Perhaps if I had grown up in a city I might have been different. I remain, however, a bundu (a largely uninhabited region some distance from towns) girl whose early playground was the veld in what was then known as the Eastern Transvaal (now Mpumalanga) Lowveld. We walked everywhere as children, exploring the narrow paths twisting their way through tall grass and climbed trees with gay abandon.

The different colours, patterns and texture of the bark of trees have always fascinated me, as have the wide variety of seedpods which the bounty of Lowveld trees presented. Stones too, of all shapes, colours and sizes were at one time deemed worthy of collection. I still cannot resist bringing the odd one home now and then. Ants, beetles and songololos (millipedes) became magnificent creatures when scrutinised under a magnifying glass – one of the best gifts a young child can receive.


Snakes used to paralyse me with fear until I reached high school when a boy (that he was closely surrounded by grinning friends should have been taken as a warning sign) gave me a snake to hold. It was only a second later that I realised this was no rubber snake. I held onto it, stroked it with my finger, and assured him it was beautiful before handing it back to the disappointed bevy of boys. He did me a favour though, for I no longer fear snakes and can now fully appreciate their beauty and diversity.



We encountered many snakes during my childhood. Ones that remain etched on my memory include a Black Mamba (Dendroaspis polylepis) coiled on the farmhouse steps; a large African Rock Python (Python sebae) stretched across the narrow farm road; and a Boomslang – tree snake – (Dispholidus typus) threading its way through the roses that clambered over the veranda. My eldest brother was bitten by a Brown House Snake (Boaedon capensis). I remember our fascination with the puncture marks from the fangs, There were many more.

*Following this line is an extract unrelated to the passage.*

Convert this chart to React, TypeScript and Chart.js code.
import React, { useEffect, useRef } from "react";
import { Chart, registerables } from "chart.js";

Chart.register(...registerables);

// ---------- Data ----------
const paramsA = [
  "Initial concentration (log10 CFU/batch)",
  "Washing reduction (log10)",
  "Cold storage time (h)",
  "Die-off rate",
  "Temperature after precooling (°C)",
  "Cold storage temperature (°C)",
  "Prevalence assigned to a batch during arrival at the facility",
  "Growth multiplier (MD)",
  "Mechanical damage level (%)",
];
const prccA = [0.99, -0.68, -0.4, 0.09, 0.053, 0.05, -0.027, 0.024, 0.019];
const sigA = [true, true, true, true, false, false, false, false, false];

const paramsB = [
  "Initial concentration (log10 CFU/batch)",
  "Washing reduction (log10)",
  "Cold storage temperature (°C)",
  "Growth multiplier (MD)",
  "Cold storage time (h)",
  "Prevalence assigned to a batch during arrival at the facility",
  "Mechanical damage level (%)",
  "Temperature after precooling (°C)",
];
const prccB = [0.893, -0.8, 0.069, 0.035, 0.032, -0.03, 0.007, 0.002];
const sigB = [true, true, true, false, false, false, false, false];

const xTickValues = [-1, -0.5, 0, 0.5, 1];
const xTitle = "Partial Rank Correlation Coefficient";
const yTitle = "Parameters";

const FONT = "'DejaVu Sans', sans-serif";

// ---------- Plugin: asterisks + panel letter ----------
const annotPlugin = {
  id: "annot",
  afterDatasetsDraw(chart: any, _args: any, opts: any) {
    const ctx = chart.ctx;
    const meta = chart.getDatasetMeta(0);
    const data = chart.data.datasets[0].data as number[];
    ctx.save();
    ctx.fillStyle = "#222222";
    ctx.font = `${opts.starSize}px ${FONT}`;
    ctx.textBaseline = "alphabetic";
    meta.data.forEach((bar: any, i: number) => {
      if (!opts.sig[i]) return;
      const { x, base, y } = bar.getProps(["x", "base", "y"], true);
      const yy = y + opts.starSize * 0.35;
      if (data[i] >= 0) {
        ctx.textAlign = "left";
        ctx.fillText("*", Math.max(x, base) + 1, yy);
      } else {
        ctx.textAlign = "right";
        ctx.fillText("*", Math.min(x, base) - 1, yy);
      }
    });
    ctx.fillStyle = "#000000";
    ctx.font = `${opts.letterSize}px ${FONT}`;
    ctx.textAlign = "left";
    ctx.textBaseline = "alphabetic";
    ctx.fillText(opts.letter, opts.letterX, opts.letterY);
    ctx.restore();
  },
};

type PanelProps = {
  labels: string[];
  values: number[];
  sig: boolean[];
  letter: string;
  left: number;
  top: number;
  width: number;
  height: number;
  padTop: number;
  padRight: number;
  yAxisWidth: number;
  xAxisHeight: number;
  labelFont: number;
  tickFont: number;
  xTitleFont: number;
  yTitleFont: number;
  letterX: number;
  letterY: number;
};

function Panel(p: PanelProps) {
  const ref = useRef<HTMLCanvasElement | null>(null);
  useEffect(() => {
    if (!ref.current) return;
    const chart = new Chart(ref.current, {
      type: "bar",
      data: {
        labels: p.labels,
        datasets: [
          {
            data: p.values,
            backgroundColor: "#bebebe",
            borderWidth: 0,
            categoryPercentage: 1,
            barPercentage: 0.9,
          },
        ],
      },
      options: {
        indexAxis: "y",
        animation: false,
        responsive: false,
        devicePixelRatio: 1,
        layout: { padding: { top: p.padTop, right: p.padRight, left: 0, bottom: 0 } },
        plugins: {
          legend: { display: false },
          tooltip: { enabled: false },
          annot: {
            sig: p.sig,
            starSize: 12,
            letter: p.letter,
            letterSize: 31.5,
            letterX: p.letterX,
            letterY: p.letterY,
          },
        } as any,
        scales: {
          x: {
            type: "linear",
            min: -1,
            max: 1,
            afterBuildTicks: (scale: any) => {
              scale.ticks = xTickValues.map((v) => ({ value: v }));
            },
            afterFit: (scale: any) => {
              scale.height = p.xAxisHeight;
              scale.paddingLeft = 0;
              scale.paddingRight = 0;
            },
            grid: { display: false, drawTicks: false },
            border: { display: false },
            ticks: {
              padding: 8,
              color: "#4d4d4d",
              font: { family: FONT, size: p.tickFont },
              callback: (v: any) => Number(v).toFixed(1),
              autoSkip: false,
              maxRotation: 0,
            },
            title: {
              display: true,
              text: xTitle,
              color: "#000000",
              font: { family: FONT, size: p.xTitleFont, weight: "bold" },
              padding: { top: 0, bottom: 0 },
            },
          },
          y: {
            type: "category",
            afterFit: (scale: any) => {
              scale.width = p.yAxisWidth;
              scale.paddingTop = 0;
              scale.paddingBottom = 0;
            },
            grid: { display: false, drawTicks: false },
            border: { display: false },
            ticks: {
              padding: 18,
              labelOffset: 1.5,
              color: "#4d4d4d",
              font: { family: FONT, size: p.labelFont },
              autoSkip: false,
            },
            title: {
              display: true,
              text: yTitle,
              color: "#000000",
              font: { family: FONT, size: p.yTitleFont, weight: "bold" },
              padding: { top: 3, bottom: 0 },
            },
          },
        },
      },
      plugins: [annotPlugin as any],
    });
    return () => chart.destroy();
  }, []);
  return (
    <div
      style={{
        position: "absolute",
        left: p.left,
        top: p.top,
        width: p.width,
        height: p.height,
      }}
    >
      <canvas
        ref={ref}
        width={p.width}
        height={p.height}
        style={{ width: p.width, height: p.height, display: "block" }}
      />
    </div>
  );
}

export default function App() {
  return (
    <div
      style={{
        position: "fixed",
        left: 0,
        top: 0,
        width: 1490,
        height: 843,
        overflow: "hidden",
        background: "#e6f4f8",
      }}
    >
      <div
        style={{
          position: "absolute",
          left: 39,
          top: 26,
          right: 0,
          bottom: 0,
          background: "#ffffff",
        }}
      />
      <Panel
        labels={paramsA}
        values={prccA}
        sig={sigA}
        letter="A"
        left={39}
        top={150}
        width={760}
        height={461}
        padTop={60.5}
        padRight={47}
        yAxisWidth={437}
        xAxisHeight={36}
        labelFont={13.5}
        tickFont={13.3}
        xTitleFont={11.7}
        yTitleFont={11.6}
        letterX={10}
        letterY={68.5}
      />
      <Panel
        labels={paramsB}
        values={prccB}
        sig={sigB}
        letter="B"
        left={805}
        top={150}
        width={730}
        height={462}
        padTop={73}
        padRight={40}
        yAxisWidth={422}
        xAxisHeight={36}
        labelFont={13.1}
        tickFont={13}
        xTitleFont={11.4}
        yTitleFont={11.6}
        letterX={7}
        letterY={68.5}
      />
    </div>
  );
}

The natural world was our playground in which we made mud pies, dug in the coarse river sand, and drew pictures in the dust. We tried to catch tiny frogs, discovered fresh water crabs, chased lizards, looked for birds’ eggs, and kept a close watch out for chameleons. Birds were plentiful and somewhat taken for granted.

We watched clouds gather, boil, and dissipate. Sometimes we would shiver in anticipation of the next lightning strike as our home shook in response to the rolling thunder overhead. Occasionally we would see a tall Eucalyptus tree being struck by lightning with a loud crack and watch the tree burst into flames. It was always fun to describe the shapes we saw in the constantly shifting and melting clouds on a hot day or match them with the dark shadows caressing the Makhonjwa Mountains.

It was as a child that my interest in thorns developed; that I grew to love the smell of dry grass; that I was struck by the beauty and variety of aloes; and learned to appreciate the tinkling sound of water flowing over rocks.

acacia thorns

While my brothers fished in the farm dam, I would watch the Red Bishops building their nests in the bulrushes and try to keep count of the colourful dragonflies crossing the water. It is early experiences such as these that have entrenched a life-long interest in the natural world around me. Give me a holiday in a game reserve over a city anytime!



  1. Looking back on it I realise just what a wonderful childhood it was. Of course, we probably felt we were deprived for part of the time 🙂


  2. Even though your surroundings as a child were hemispheres away from mine, we share the same love of nature. I look back on my wild ramblings as the best childhood ever. I don’t know if I would be as cool about snakes as you, however!